A cummulative monthly curve over 36 months based on the overall distribution of these values adding up to 100% produces a factor of 0.6. If you adjust this value it adjusts the curve.

My problem is that I do not know why any changes are represented by a decimal number - i.e. what does 0.6 mean when applied to a curve? is it the deviation from 1? and if so does 1 represent a true average?

I can provide an excel version of what I mean if it helps

As I said O Levle maths is my limit so if any of this seems idiotic I apologise and bow to your superior knowledge but could really use the help anyhow...

Cheers

Steve
• May 18th 2012, 02:06 PM
emakarov
Re: O Level maths needs Degree maths Knowledge
Quote:

Originally Posted by SMQ
A cummulative monthly curve over 36 months based on the overall distribution of these values adding up to 100% produces a factor of 0.6.

So, you are not sure in what sense the function "produces" the value 0.6 and you would like to find this out? Yes, maybe the complete table would help...
• May 19th 2012, 02:42 AM
SMQ
Re: O Level maths needs Degree maths Knowledge
Thanks for replying so quickly the picture file is attached.

Cheers

SMQAttachment 23903
• May 19th 2012, 11:17 AM
emakarov
Re: O Level maths needs Degree maths Knowledge
I am not sure how 0.6 is related to this function, but it seems that the difference between consecutive values in the third column are approximately equal. This means the third column is a linear function. Since the values in the third column are themselves differences of consecutive values in the second column, this means that the derivative of the function in the second column is linear and the function itself is a quadratic polynomial. If you'd like, I can explain this using arithmetic progressions instead of derivatives.

Let's try to find the function f(x) in the second column assuming it has the form $ax^2 + bx + c$ for some constants a, b and c. I chose to substitute x = 0, x = 18 and x = 36, which gives the equations

c = 0
$a\cdot18^2+b\cdot18+c = 35.04$
$a\cdot36^2+b\cdot36+c = 100$

WolframAlpha says the solution is $a\approx0.0461728$ and $b\approx1.11556$. Indeed, $f(x) = 0.0461728x^2 + 1.11556x$ seems to approximate the second column pretty well.
• May 20th 2012, 12:58 AM
SMQ
Re: O Level maths needs Degree maths Knowledge
Hi thanks again for your response but I'm not sure I have explained it properly in the first place let me try again and if the answers the same thats fine.

Scenario
I have £36,000 that needs to be distributed (or "earned") over 36 months. When you apply a factor of 0.6 it "earns" or distributes the £36,000 over the 36 months in the %'s shown in column 3. If you apply a cummulative sum of these values i.e. Month 1 + Month 1 = Value 1, Month 1 + Month 2 = Value 2, Month 1 + Month 2 + Month 3 = Value 3 etc you get the values in column 2.

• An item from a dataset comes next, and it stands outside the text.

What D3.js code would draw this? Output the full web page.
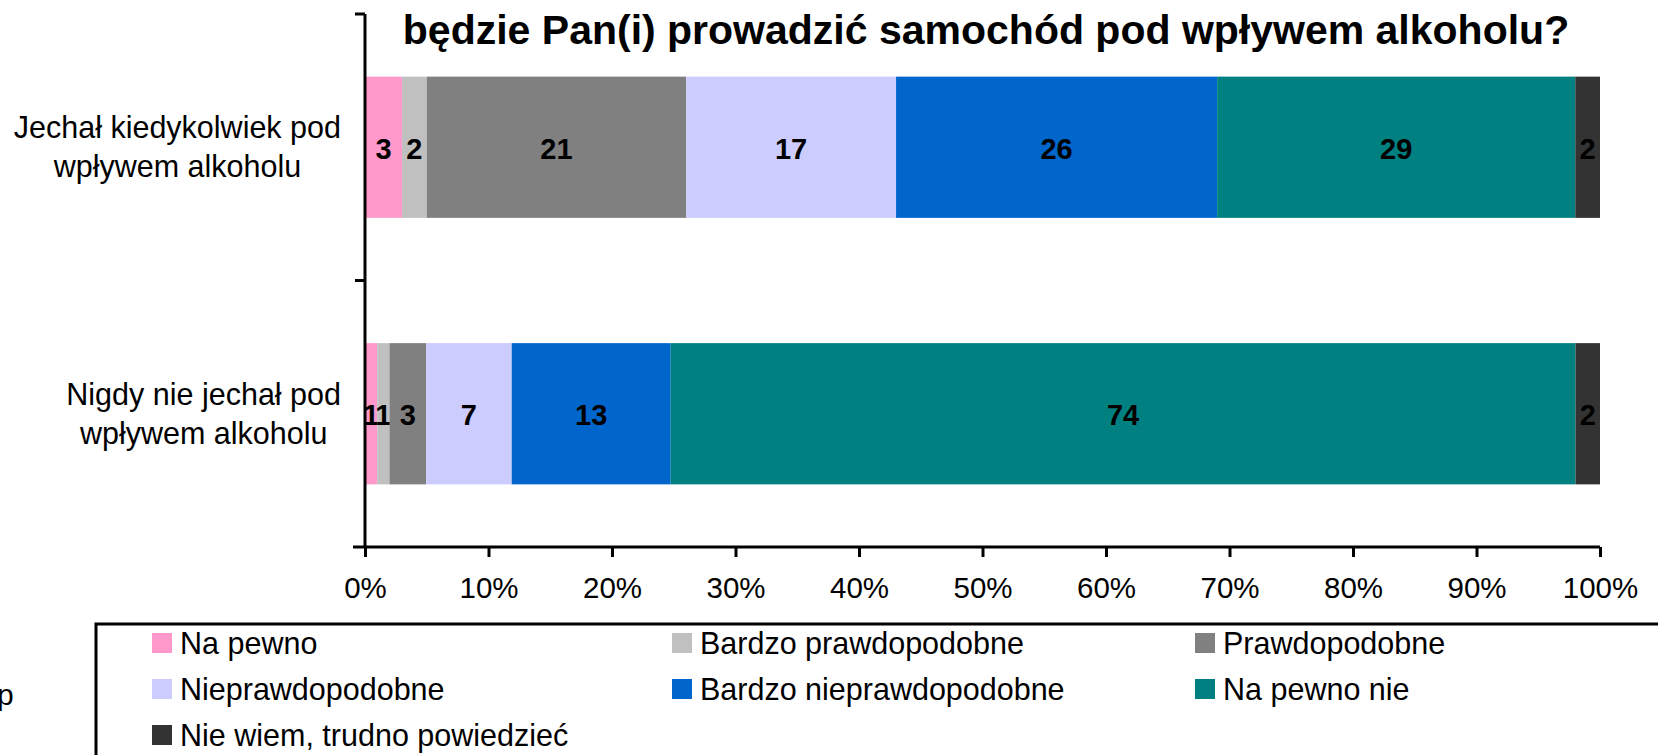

When you plot these (column 2") vales on a graph over the 36 months you get the curve. If you adjust the factor of 0.6 to lets say 0.25 the values in each month will change and therefore the curve will change. so what I need to know is how does the factor of 0.6 (or whatever other factor I use) when used against £36,000 over 36 Months produce the distribution % values for each individual month in Column 3?

In simpe terms if the factor is 0.0 the distribution will be £36,0000 / 36 Months giving £1000 in each of the months or 2.77% in each month producing a straight line when plotted on a graph if you adjust the factor the distribution changes - if you adjust the factor above zero it produces an inverse curve like the one shown. On the other hand if you were to apply a negative factor of -0.6 it would produce a convex curve in the mirror image of the positive 0.6 factor curve.

I have a spreadsheet where all I need to do is input the values for the amount of money (36,000 in this case), the number of months over which it is to be distributed (36) and the Factor (0.6). The spreadsheet then distributes the money over the 36 months. The problem is that I don't have access to the formula which is being used. Although I can physically see what effect changing the factor has on this distribution I do not know how the interaction is working.

Sorry to be a pain!.....

Steve
• May 20th 2012, 07:15 AM
emakarov
Re: O Level maths needs Degree maths Knowledge
Quote:

Originally Posted by SMQ
In simpe terms if the factor is 0.0 the distribution will be £36,0000 / 36 Months giving £1000 in each of the months or 2.77% in each month producing a straight line when plotted on a graph if you adjust the factor the distribution changes - if you adjust the factor above zero it produces an inverse curve like the one shown.

Why do you call the curve corresponding to 0.6 "inverse"?

Quote:

Originally Posted by SMQ
On the other hand if you were to apply a negative factor of -0.6 it would produce a convex curve in the mirror image of the positive 0.6 factor curve.

The curve corresponding to 0.6 is already convex in the mathematical sense. What do you mean by "convex"? Also, the curve corresponding to -0.6 is the mirror image of the curve corresponding to 0.6 with respect to which straight line?